DESCRIPTION OF THE TASK:
Transcribe the listing that follows in full, omitting pictures.
** Start **
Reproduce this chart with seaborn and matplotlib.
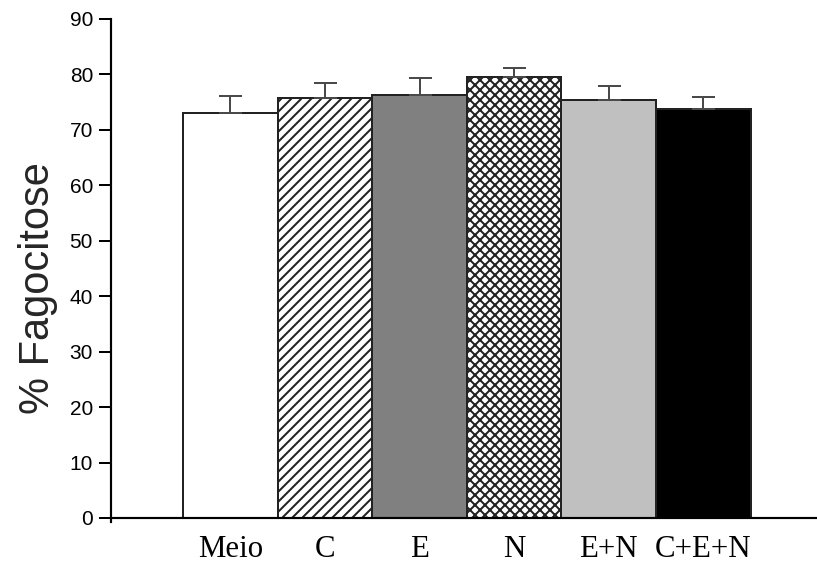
import matplotlib
matplotlib.use("Agg")
import matplotlib.pyplot as plt
import seaborn as sns
import pandas as pd
import numpy as np

categories = ["Meio", "C", "E", "N", "E+N", "C+E+N"]
means = [73.05, 75.8, 76.35, 79.6, 75.4, 73.7]
errors = [3.05, 2.7, 3.05, 1.6, 2.5, 2.2]
colors = ["#ffffff", "#ffffff", "#808080", "#ffffff", "#c0c0c0", "#000000"]
hatches = ["", "////", "", "xxxx", "", ""]
yticks = [0, 10, 20, 30, 40, 50, 60, 70, 80, 90]

DPI = 120
sns.set_style("white")
plt.rcParams["font.family"] = ["Liberation Sans", "DejaVu Sans"]
plt.rcParams["hatch.linewidth"] = 1.2

fig = plt.figure(figsize=(817 / DPI, 572 / DPI), dpi=DPI)
ax = fig.add_axes([111 / 817, (572 - 522.4) / 572, 1 - 111 / 817, (522.4 - 19) / 572])

df = pd.DataFrame({"cat": categories, "val": means})
sns.barplot(data=df, x="cat", y="val", hue="cat", palette=colors, legend=False,
            width=1.0, edgecolor="#222222", linewidth=1.2, saturation=1.0, ax=ax,
            errorbar=None)

for p, h in zip(ax.patches, hatches):
    if h:
        p.set_hatch(h)

xpos = np.arange(len(categories))
ax.errorbar(xpos, means, yerr=[np.zeros(len(errors)), errors], fmt="none",
            ecolor="#4a4a4a", elinewidth=1.2, capsize=6.9, capthick=1.2, zorder=1)

for s in ["top", "right"]:
    ax.spines[s].set_visible(False)
ax.spines["bottom"].set_position(("data", 0))
ax.spines["left"].set_linewidth(1.3)
ax.spines["bottom"].set_linewidth(1.3)
ax.spines["left"].set_color("black")
ax.spines["bottom"].set_color("black")

ax.set_xlim(-1.26, 6.2)
ax.set_ylim(-0.8, 90)
ax.set_xlabel("")
ax.set_ylabel("")
ax.set_yticks(yticks)
ax.set_yticklabels([str(t) for t in yticks])
ax.set_xticks(xpos)
ax.set_xticklabels(categories)

ax.tick_params(axis="y", which="major", direction="out", length=7.2, width=1.2,
               pad=3.6, left=True, colors="black", labelsize=12.5)
ax.tick_params(axis="x", which="major", length=0, pad=10, colors="black", labelsize=18.5)
for lab in ax.get_xticklabels():
    lab.set_fontfamily(["Liberation Serif", "DejaVu Serif"])

fig.text(38 / 817, 1 - 288 / 572, "% Fagocitose", rotation=90, ha="center",
         va="center", fontsize=25)

fig.savefig("out.png", dpi=DPI)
** End **
ANSWER TO THIS EXERCISE:
Reproduce this chart with seaborn and matplotlib.
import matplotlib
matplotlib.use("Agg")
import matplotlib.pyplot as plt
import seaborn as sns
import pandas as pd
import numpy as np

categories = ["Meio", "C", "E", "N", "E+N", "C+E+N"]
means = [73.05, 75.8, 76.35, 79.6, 75.4, 73.7]
errors = [3.05, 2.7, 3.05, 1.6, 2.5, 2.2]
colors = ["#ffffff", "#ffffff", "#808080", "#ffffff", "#c0c0c0", "#000000"]
hatches = ["", "////", "", "xxxx", "", ""]
yticks = [0, 10, 20, 30, 40, 50, 60, 70, 80, 90]

DPI = 120
sns.set_style("white")
plt.rcParams["font.family"] = ["Liberation Sans", "DejaVu Sans"]
plt.rcParams["hatch.linewidth"] = 1.2

fig = plt.figure(figsize=(817 / DPI, 572 / DPI), dpi=DPI)
ax = fig.add_axes([111 / 817, (572 - 522.4) / 572, 1 - 111 / 817, (522.4 - 19) / 572])

df = pd.DataFrame({"cat": categories, "val": means})
sns.barplot(data=df, x="cat", y="val", hue="cat", palette=colors, legend=False,
            width=1.0, edgecolor="#222222", linewidth=1.2, saturation=1.0, ax=ax,
            errorbar=None)

for p, h in zip(ax.patches, hatches):
    if h:
        p.set_hatch(h)

xpos = np.arange(len(categories))
ax.errorbar(xpos, means, yerr=[np.zeros(len(errors)), errors], fmt="none",
            ecolor="#4a4a4a", elinewidth=1.2, capsize=6.9, capthick=1.2, zorder=1)

for s in ["top", "right"]:
    ax.spines[s].set_visible(False)
ax.spines["bottom"].set_position(("data", 0))
ax.spines["left"].set_linewidth(1.3)
ax.spines["bottom"].set_linewidth(1.3)
ax.spines["left"].set_color("black")
ax.spines["bottom"].set_color("black")

ax.set_xlim(-1.26, 6.2)
ax.set_ylim(-0.8, 90)
ax.set_xlabel("")
ax.set_ylabel("")
ax.set_yticks(yticks)
ax.set_yticklabels([str(t) for t in yticks])
ax.set_xticks(xpos)
ax.set_xticklabels(categories)

ax.tick_params(axis="y", which="major", direction="out", length=7.2, width=1.2,
               pad=3.6, left=True, colors="black", labelsize=12.5)
ax.tick_params(axis="x", which="major", length=0, pad=10, colors="black", labelsize=18.5)
for lab in ax.get_xticklabels():
    lab.set_fontfamily(["Liberation Serif", "DejaVu Serif"])

fig.text(38 / 817, 1 - 288 / 572, "% Fagocitose", rotation=90, ha="center",
         va="center", fontsize=25)

fig.savefig("out.png", dpi=DPI)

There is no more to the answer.